When you Export, Audacity will create one single track with all the un-muted work. If you need individual segments, I think you’re stuck UnMuting one at a time and Exporting, or Select one track by clicking just above the MUTE button and File > Export Selected.
I think it’s still true that Audacity will ignore leading blank spaces, so no matter where you slipped them sooner and later, they’ll all start with the first note.
save the sections as separate audio files in one go using “export multiple”
Yes, and that’s assuming you plan to open all the exported files in a fresh Audacity later and do the post-production tricks. That does work. Depending on how many raw, pre-production files you have, that will give you a much cleaner, leaner edit screen.
Almost without question you will find zooming handy.
That’s the graduate level course. I only use three Zooms: Drag-select something and zoom into it with Control-E. Zoom out a little bit with Control-3. Zoom out to the full show with Control-F. That’s it. I’ve never found need to use any of the other controls.
Shift-ScrollWheel will gently push the tracks sooner and later (left and right).
And I like turning Screen Update off. Nothing like Audacity grabbing your edit point right out from in front of you before you can stop it.
Thanks for the input, but before going further, I’d like to check that there’s indeed no way to do what I wanted:
I wrote down a list of start-end points in an audio file
I want to select those parts in the audio track, and then have Audacity just keep those
I’ll do some further editing to remove useless audio, and apply some fade in/out
Finally, I’ll save the whole thing into a single audio file.
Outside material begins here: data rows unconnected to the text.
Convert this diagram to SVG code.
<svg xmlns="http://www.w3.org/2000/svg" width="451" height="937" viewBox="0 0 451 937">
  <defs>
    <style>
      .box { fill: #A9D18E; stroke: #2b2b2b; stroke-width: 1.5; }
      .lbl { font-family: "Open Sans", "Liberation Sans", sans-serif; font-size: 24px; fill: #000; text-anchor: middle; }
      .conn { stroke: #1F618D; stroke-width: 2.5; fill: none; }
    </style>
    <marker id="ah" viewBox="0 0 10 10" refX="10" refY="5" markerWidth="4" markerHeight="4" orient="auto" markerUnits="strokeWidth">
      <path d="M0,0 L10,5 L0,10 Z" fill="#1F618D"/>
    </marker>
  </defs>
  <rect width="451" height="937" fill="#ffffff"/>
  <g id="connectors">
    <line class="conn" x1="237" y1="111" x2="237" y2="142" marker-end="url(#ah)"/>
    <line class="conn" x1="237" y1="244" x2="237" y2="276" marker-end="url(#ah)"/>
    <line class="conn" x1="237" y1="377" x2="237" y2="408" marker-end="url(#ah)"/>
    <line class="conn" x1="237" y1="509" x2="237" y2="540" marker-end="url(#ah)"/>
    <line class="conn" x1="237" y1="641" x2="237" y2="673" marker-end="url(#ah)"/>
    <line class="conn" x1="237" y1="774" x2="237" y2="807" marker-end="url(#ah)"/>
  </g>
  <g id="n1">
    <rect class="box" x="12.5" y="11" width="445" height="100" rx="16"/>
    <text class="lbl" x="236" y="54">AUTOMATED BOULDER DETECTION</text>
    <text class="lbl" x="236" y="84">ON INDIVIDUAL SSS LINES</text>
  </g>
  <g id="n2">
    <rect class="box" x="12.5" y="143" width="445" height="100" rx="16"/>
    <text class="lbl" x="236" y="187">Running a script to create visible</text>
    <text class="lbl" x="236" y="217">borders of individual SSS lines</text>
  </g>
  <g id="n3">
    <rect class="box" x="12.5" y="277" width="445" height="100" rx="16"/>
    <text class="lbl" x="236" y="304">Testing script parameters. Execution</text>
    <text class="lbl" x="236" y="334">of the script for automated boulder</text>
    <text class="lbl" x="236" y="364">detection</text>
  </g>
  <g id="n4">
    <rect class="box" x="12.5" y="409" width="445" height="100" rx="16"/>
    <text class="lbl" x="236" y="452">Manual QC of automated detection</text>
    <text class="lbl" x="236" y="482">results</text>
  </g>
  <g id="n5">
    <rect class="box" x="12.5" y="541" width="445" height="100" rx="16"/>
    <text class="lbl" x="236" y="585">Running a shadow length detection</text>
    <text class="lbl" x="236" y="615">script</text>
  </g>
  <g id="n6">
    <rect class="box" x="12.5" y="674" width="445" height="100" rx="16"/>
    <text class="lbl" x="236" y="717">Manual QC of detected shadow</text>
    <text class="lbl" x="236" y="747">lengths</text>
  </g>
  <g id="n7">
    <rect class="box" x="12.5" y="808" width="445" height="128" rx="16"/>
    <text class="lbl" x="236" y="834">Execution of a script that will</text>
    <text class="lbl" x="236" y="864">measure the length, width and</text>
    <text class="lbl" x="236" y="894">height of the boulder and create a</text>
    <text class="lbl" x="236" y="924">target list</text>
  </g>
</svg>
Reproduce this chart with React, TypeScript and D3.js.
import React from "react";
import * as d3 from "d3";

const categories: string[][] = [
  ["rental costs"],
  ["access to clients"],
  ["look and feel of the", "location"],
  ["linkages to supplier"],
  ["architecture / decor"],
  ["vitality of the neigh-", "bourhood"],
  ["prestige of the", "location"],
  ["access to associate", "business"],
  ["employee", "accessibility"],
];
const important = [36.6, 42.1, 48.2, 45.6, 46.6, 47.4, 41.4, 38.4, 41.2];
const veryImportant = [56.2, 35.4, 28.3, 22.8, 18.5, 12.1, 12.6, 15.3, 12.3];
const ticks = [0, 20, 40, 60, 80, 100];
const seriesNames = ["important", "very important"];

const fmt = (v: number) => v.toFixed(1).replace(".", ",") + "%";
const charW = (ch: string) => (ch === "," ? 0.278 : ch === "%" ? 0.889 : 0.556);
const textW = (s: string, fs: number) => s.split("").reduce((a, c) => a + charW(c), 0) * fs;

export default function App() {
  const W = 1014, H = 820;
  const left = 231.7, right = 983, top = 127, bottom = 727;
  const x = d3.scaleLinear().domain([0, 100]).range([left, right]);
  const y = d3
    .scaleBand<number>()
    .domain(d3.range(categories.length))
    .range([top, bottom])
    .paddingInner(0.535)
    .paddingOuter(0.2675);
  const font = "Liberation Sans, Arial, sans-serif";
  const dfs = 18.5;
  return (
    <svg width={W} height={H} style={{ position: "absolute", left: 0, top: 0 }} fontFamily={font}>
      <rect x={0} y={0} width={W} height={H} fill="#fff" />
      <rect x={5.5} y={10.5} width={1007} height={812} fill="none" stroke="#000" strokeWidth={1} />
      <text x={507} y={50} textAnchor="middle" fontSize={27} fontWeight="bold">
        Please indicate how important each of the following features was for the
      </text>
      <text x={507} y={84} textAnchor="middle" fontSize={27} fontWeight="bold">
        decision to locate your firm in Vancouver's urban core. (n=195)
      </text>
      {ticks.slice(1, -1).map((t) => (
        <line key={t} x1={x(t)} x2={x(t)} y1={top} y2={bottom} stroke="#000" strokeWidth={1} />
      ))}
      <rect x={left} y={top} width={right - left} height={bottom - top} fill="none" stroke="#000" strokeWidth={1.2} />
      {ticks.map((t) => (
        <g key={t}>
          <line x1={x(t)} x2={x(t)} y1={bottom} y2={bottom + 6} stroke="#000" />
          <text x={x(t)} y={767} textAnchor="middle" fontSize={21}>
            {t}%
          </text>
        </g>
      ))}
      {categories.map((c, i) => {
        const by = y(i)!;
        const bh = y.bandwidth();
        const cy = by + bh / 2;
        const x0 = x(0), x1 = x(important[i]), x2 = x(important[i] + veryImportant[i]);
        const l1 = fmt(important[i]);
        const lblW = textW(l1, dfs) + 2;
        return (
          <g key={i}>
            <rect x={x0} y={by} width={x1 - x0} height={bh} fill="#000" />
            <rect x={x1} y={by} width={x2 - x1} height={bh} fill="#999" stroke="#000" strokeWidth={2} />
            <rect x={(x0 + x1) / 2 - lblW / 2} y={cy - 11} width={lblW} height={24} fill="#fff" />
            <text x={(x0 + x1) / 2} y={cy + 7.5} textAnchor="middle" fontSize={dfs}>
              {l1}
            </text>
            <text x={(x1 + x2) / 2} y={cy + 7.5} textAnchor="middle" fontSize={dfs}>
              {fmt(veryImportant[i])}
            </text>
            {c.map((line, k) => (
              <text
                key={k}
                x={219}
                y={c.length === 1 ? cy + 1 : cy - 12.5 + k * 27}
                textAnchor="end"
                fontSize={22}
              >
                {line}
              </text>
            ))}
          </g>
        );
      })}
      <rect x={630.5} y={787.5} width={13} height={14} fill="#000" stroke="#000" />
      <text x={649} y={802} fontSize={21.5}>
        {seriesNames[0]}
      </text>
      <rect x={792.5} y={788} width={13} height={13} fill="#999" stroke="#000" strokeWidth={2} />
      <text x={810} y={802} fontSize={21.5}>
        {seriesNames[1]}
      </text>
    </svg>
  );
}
I expected to 1) select a section of the track, 2) let Audacity remember that section, 3) select a new section, etc. until I’d be done selecting all the parts I need in that single audio file I imported.
Apparently, Audacity is unable to select multiple parts of a single audio track, so the user is required to 1) select a section, 2) copy it into a new track, 3) merge all the new tracks in to a single track, and 4) finally, save the new, single track into an audio file.
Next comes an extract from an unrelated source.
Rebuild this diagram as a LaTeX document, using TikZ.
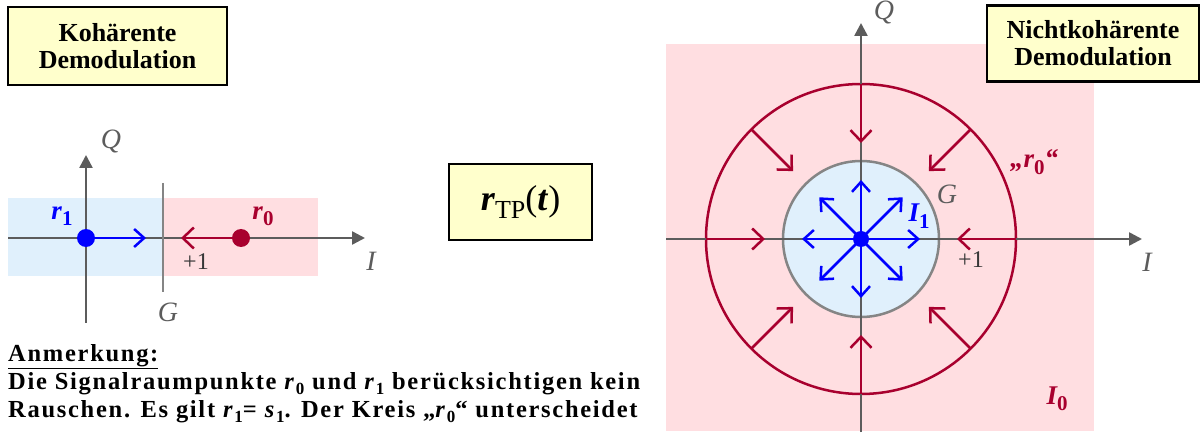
\documentclass[tikz,border=0pt]{standalone}
\usepackage{fontspec}
\setmainfont{Liberation Serif}
\usetikzlibrary{arrows.meta}
\definecolor{rz}{HTML}{A8002E}
\definecolor{bz}{HTML}{0000FF}
\definecolor{ax}{HTML}{5C5C5C}
\definecolor{gz}{HTML}{858585}
\definecolor{pinkbg}{HTML}{FFDEE1}
\definecolor{bluebg}{HTML}{E0F0FC}
\definecolor{titlebg}{HTML}{FFFFCC}
\newcommand{\idx}[2]{\raisebox{-.24em}{\fontsize{#1}{#1}\selectfont\upshape #2}}
\tikzset{
  titlebox/.style={draw=black, line width=2.5pt, fill=titlebg, align=center, inner sep=0pt,
    font=\fontsize{26}{27}\selectfont\bfseries},
  axis/.style={draw=ax, line width=2.5pt, -{Triangle[length=13pt,width=13pt]}},
  border/.style={draw=gz, line width=2.5pt},
  inarr/.style={draw=rz, line width=2.5pt, -{Straight Barb[length=11pt,width=21pt,line width=2.5pt]}},
  outarr/.style={draw=bz, line width=2.5pt, -{Straight Barb[length=10pt,width=18pt,line width=2.5pt]}},
  axlbl/.style={text=ax, font=\fontsize{28}{28}\selectfont\itshape, inner sep=0pt},
  onelbl/.style={text=ax!60!black, font=\fontsize{24}{24}\selectfont, inner sep=0pt},
  ptlbl/.style={font=\fontsize{27}{27}\selectfont\bfseries\itshape, inner sep=0pt},
  notetxt/.style={anchor=base west, inner sep=0pt,
    font=\fontsize{24.5}{28}\selectfont\bfseries\addfontfeatures{LetterSpace=7}},
}
\begin{document}
\begin{tikzpicture}[x=1pt,y=-1pt]
  \useasboundingbox (0,0) rectangle (1201,435);

  % coherent: decision regions on the I axis
  \fill[bluebg] (8,198) rectangle (163,276);
  \fill[pinkbg] (163,198) rectangle (318,276);
  \coordinate (iL0) at (8,238);   \coordinate (iL1) at (365,238);
  \coordinate (qL0) at (86,323);  \coordinate (qL1) at (86,155);
  \coordinate (gL0) at (163,183); \coordinate (gL1) at (163,292);
  \draw[axis] (iL0) -- (iL1);
  \draw[axis] (qL0) -- (qL1);
  \draw[border] (gL0) -- (gL1);
  \coordinate (r1) at (86,238);   \coordinate (r1t) at (146,238);
  \coordinate (r0) at (241,238);  \coordinate (r0t) at (181,238);
  \draw[outarr] (r1) -- (r1t);
  \draw[inarr] (r0) -- (r0t);
  \fill[bz] (r1) circle[radius=9pt];
  \fill[rz] (r0) circle[radius=9pt];
  \node[ptlbl, text=bz] (r1lbl) at (62,216) {r\idx{21}{1}};
  \node[ptlbl, text=rz] (r0lbl) at (263,216) {r\idx{21}{0}};
  \node[onelbl] (oneL) at (196,262) {+1};
  \node[axlbl] (qlbl) at (111,142) {Q};
  \node[axlbl] (ilbl) at (371,261) {I};
  \node[axlbl] (glbl) at (168,312) {G};

  % note
  \node[notetxt] (n0) at (8,361) {\underline{Anmerkung:}};
  \node[notetxt] (n1) at (8,389) {Die Signalraumpunkte \textit{r}\idx{17}{0} und \textit{r}\idx{17}{1} berücksichtigen kein};
  \node[notetxt] (n2) at (8,417) {Rauschen. Es gilt \textit{r}\idx{17}{1}= \textit{s}\idx{17}{1}. Der Kreis „\textit{r}\idx{17}{0}“ unterscheidet};

  % noncoherent: circles around the origin
  \coordinate (c) at (861,239);
  \fill[pinkbg] (666,44) rectangle (1094,431);
  \draw[draw=rz, line width=2.5pt] (c) circle[radius=155pt];
  \draw[border, fill=bluebg] (c) circle[radius=78pt];
  \coordinate (iR0) at (666,239);  \coordinate (iR1) at (1142,239);
  \coordinate (qR0) at (861,432);  \coordinate (qR1) at (861,23);
  \draw[axis] (iR0) -- (iR1);
  \draw[axis] (qR0) -- (qR1);
  \foreach \a in {0,45,...,315}{
    \coordinate (ro\a) at ([shift={(\a:155pt)}]c);
    \coordinate (ri\a) at ([shift={(\a:96pt)}]c);
    \coordinate (bt\a) at ([shift={(\a:59pt)}]c);
    \draw[inarr] (ro\a) -- (ri\a);
    \draw[outarr] (c) -- (bt\a);
  }
  \fill[bz] (c) circle[radius=8pt];
  \node[ptlbl, text=bz] (i1lbl) at (919,216) {I\idx{21}{1}};
  \node[ptlbl, text=rz] (i0lbl) at (1057,399) {I\idx{21}{0}};
  \node[ptlbl, text=rz] (r0c) at (1034,162) {„r\idx{21}{0}“};
  \node[onelbl] (oneR) at (971,260) {+1};
  \node[axlbl] (qlbR) at (884,13) {Q};
  \node[axlbl] (ilbR) at (1147,262) {I};
  \node[axlbl] (glbR) at (947,194) {G};

  % titles
  \node[titlebox, minimum width=219, minimum height=78] (koh) at (117.5,46) {Kohärente\\Demodulation};
  \node[titlebox, minimum width=212, minimum height=76] (nkoh) at (1093,43.5) {Nichtkohärente\\Demodulation};
  \node[titlebox, minimum width=143, minimum height=76, font=\fontsize{36}{36}\selectfont] (rtp) at (520.5,202)
    {\textbf{\textit{r}}\idx{26}{TP}(\textbf{\textit{t}})};
\end{tikzpicture}
\end{document}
With just a bit of reformatting, you could convert that list into a list of “labels”, which can then be imported into Audacity to create a label track (Audacity Manual). The required format for importing labels from a text file is described here: Audacity Manual
Once you have your label track, you can export the labelled sections using “Export Multiple” Audacity Manual
Then you would start a new project and import the files that you have just exported.
Labels are described in the link provided previously: Audacity Manual
A label may mark a single time position (sometimes referred to as a “point label”), or may mark a time region (sometimes referred to as a “region label”).
I don’t think there is any provision to do that. Delete “everything I don’t want” is dangerous. One wrong move and your show goes away. Isn’t there an “Invert Selection?” One of my editors can do that.
Labels became more important than you would think because particularly if you’re used to a video editor, Audacity doesn’t have edit markers. The only way to mark an action region is Labels.
It will only encode if you choose a format that requires encoding. If you choose 32-bit float WAV format then the exported file is identical to the original audio in Audacity.
You can also do it in the same Audacity session. Just create a new track (Tracks menu) and then copy and paste parts from the first track into the second track. To listen to just one of the tracks, use the “Solo” button on the panel on the left end of the track (easiest if you set the solo button behaviour to “simple” (Edit menu > Preferences > Tracks).
The reason that I initially suggested creating separate files for each part is that if you change your mind about which parts in which order, it can be much easier if you are working with discrete files. There are however many ways to do this type of work and some approaches are more efficient with some projects than others. The “multiple files” approach is nice because it provides lots of flexibility and safety.
Thanks much. A bit more involved than I expected this to be, but it does the job.
After adding a stereo audio track, I notice that hitting the End key jumps to the end of the imported audio track, even after making sure the focus is put on the new audio track: Is there a way to jump to the end of the new audio track instead?